POST: What are your plans for your first 100 days in office if elected?
THOMSEN: I always press hard for the K-12 Budget to be funded robustly within 100 days. Oftentimes opportunities present themselves. So much has to do with relationships, and knowing where opportunities arise to help your district. Last session when I locked in $500,000 for economic development in fire impacted Cascade Locks, it was an 11th-hour move that was not planned for. I just saw the chance in Capital Construction and took it to help the community get back on its feet.
REITZ: My first plan is to learn from my constituents in all parts of Senate District 26 what the immediate and long-term needs are for the district. I have learned a lot about what families in our area need, simply by knocking on their doors and having conversations with them. I am eager to continue learning how I can best serve the residents of SD26, and what that may entail in terms of state policy. I am also eager to begin working on legislation that addresses some of the most critical issues affecting people all across Oregon, including housing and healthcare affordability, and our underfunded education system.
POST: Why should you be elected?
THOMSEN: Oregon needs balance. To move forward we can't behave in extreme or reactive ways. With eight years of experience now, and seeing major shifts in the majority's actions and tone in the legislature, I believe the balance I add is critical.

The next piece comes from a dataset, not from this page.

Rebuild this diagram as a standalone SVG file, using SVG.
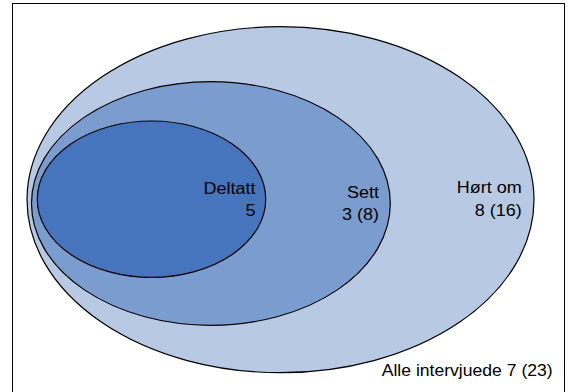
<svg xmlns="http://www.w3.org/2000/svg" width="568" height="392" viewBox="0 0 568 392">
<style>
.set{stroke:#000;stroke-width:1.2}
.lbl{font-family:"Liberation Sans",Arial,sans-serif;font-size:15.8px;fill:#000;text-anchor:end}
</style>
<rect x="0" y="0" width="568" height="392" fill="#fff"/>
<rect id="frame" x="12.5" y="3.5" width="552" height="400" fill="#fff" stroke="#000" stroke-width="1"/>
<g id="hort-om">
<ellipse class="set" cx="280.5" cy="199.7" rx="253.5" ry="173" fill="#b8c9e3"/>
<text class="lbl" x="521.7" y="193.3" textLength="65" lengthAdjust="spacingAndGlyphs">Hørt om</text>
<text class="lbl" x="521.7" y="216" textLength="47" lengthAdjust="spacingAndGlyphs">8 (16)</text>
</g>
<g id="sett">
<ellipse class="set" cx="210.9" cy="203.5" rx="179.4" ry="121.8" fill="#7b9cce"/>
<text class="lbl" x="379" y="198" textLength="32" lengthAdjust="spacingAndGlyphs">Sett</text>
<text class="lbl" x="379" y="220" textLength="37" lengthAdjust="spacingAndGlyphs">3 (8)</text>
</g>
<g id="deltatt">
<ellipse class="set" cx="151.5" cy="199.2" rx="114.2" ry="78.2" fill="#4675bd"/>
<text class="lbl" x="255.5" y="194" textLength="52" lengthAdjust="spacingAndGlyphs">Deltatt</text>
<text class="lbl" x="255.5" y="215.7" textLength="10" lengthAdjust="spacingAndGlyphs">5</text>
</g>
<g id="alle-intervjuede">
<text class="lbl" x="552.7" y="376" textLength="171" lengthAdjust="spacingAndGlyphs">Alle intervjuede 7 (23)</text>
</g>
<g id="connectors"></g>
</svg>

REITZ: Senate District 26 is large and diverse, with many different, unique communities ranging all the way from East Portland, to Happy Valley, to Hood River, to Sandy. Residents here deserve an active champion who knows our communities and is ready to do the hard work on the issues that affect them and their families — no matter what those issues are and where they live. I have been a resident of Hood River for over 15 years, involving myself in conversations about housing, safety and transportation, the environment, local economy, and of course, our local schools. That work, and the time I've spent meeting with members of this community, has given me the hands-on knowledge and understanding of this unique area that it takes to be an effective and passionate voice for us in state government. State Senator for District 26 is not just a title to me, but rather a unique opportunity to continue doing the work I've always done: serving our community so that all kids and families have the chance to truly thrive. I will be a new, dynamic voice for people in Senate District 26, and I am looking forward to working thoughtfully and diligently on the issues that are important to our community.
POST: What will you do if not elected?
THOMSEN: I've been involved in my community my whole life and always will be. I was a 36-year volunteer firefighter, 16-year nonpartisan county commissioner, and a coach and referee in youth sports. I'm also a fourth-generation orchardist so I'm very connected to my community.
REITZ: If I am not elected to represent Senate District 26 in November, I will continue the work I have always done to support kids and families in our community. This means continuing my work as chair of the Hood River County School Board, working to ensure all children have a fair shot at a quality education. I will also continue fighting for families by advocating for affordable, accessible health care, especially in the rural communities that make up my district. I will continue working hard to better our community through my volunteer efforts in Hood River, such as reading to kids in SMART, supporting our annual Gorge Kids Triathlon to bring money for physical and health education classes into local schools, and helping out at the Hood River Warming Shelter and the annual Music Festival of the Gorge.